On Thursday, Secretary of State Marco Rubio announced that the Trump administration had taken new steps towards “building an America First State Department” by notifying Congress of a “reorganization plan.” The massive overhaul, first proposed in April, will reportedly downsize or eliminate hundreds of bureaus and offices; cut thousands of domestic civil service and foreign service jobs; and redirect the Bureau of Democracy, Human Rights and Labor to focus on “Democracy and Western Values.”
A small but noteworthy part of this shake-up at the State Department should raise particular alarm: a plan to create an “Office of Remigration.”
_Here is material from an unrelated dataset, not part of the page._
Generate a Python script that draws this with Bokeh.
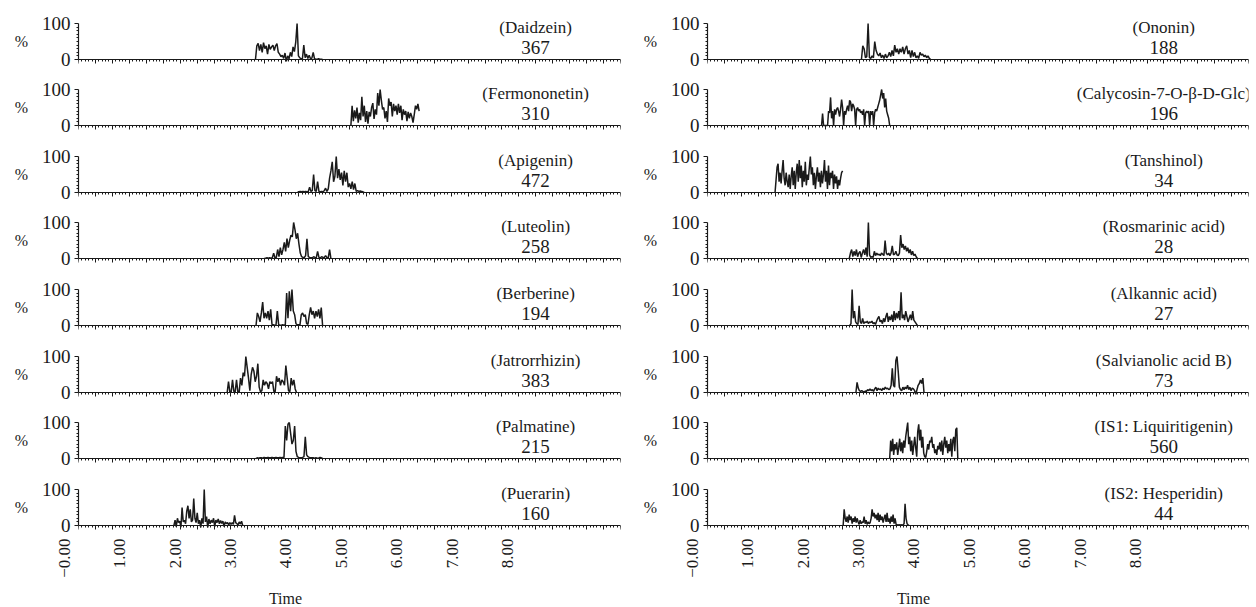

As Mother Jones reported previously, the term “remigration” is rooted in the debunked Great Replacement theory and favored by the European far-right and White nationalist extremists. It calls for the forcible repatriation or mass expulsion of non-ethnically European immigrants and their descendants, regardless of immigration status or citizenship, and an end to multiculturalism. In 2019, the Associated Press described remigration as the “chilling notion of returning immigrants to their native lands in what amounts to a soft-style ethnic cleansing.”
The proposed establishment of an “Office of Remigration” is the latest push by the Trump administration to curb most, if not all, immigration to the United States (with the notable exception of South Africa’s white Afrikaners and investors willing to buy a $5 million gold card). This includes ideologically purging students and lawful residents, on top of trying to rid the country of all undocumented immigrants and summoning wartime powers to expel hundreds of noncitizens to a foreign prison without due process.
The anti-immigrant buzzword “remigration” was made popular by Austrian identitarian activist Martin Sellner. It has since become a policy platform embraced by Germany’s Alternative for Germany (AfD) party and far-right politicians across Europe. Earlier this month, a “remigration” summit in Italy reportedly gathered hundreds of lawmakers and activists—including a former Trump-endorsed candidate for the Michigan House of Representatives—in support of repatriating “non-assimilated” immigrants and European-born citizens alike. The Global Project Against Hate and Extremism called it an “ethnic cleansing summit.”
Trump’s “Office of Remigration” would fall under the Bureau of Population, Refugees, and Migration, one State Department official told Axios. “The Office of Remigration will serve as the [Bureau of Population, Refugees, and Migration]’s hub for immigration issues and repatriation tracking,” according to a copy of the 136-page plan shared with six Congressional committees to be approved before July 1 and reviewed by Wired. “It will provide a policy platform for interagency coordination with DHS and other agencies on removals/repatriations, and for intra-agency policy work to advance the President’s immigration agenda.”
The move would effectively undercut the bureau’s original stated mission to “provide protection, ease suffering, and resolve the plight of persecuted and uprooted people around the world.” Instead, according to the document submitted to Congress, the bureau’s functions will be consolidated into three offices under the Deputy Assistant Secretary for Migration Matters and “substantially reorganized” to deliver on the administration’s policy priorities.
One of such offices, the “Office of Remigration,” would “actively facilitate the voluntary return of migrants to their country of origin or legal status.” Earlier this month, the Department of Homeland Security announced that it would offer a stipend and financial travel assistance to immigrants who decided to use the CBP Home mobile app to self-deport. Recently, immigration lawyers have also seen “notices to self-deport” posted in immigration courts, warning that they’re misleading and intended to scare people.
In a recent post on an apparent State Department Substack, Samuel Samson, a senior adviser for the Bureau for Democracy, Human Rights, and Labor singled out “mass migration” and the replacement of “spiritual and cultural roots” as threats to “democratic self-governance.” He further called for a partnership focused on the United States and Europe’s “shared Western civilizational heritage.”
Last September, in the lead up to the presidential elections, Donald Trump invoked “remigration” in a Truth Social post stating his plans to “return Kamala [Harris]’s illegal migrants to their home countries (also known as remigration).” At the time, Trump’s nod to the European far right’s policy caught Sellner’s attention and was celebrated as another step towards taking remigration global and mainstream. Now, it might be policy. When asked by Wired about the incursion of remigration in the United States, Sellner said Trump “ticks many of the boxes. The “common line” between America and Europe, he added, is “preserving the cultural continuity by stopping replacement migration.”
Sellner, who was barred from entering Germany and the United Kingdom and had his US travel authorization canceled in 2019 because of his suspected links to the Christchurch shooter, told Wired he might try to get a new visa, saying “I hope I will touch American soil again soon.” One of the organizers and speakers at this month’s remigration summit in Italy, Sellner reportedly advertised the event by lauding the United States as an example, saying “Remigration is on everyone’s lips.”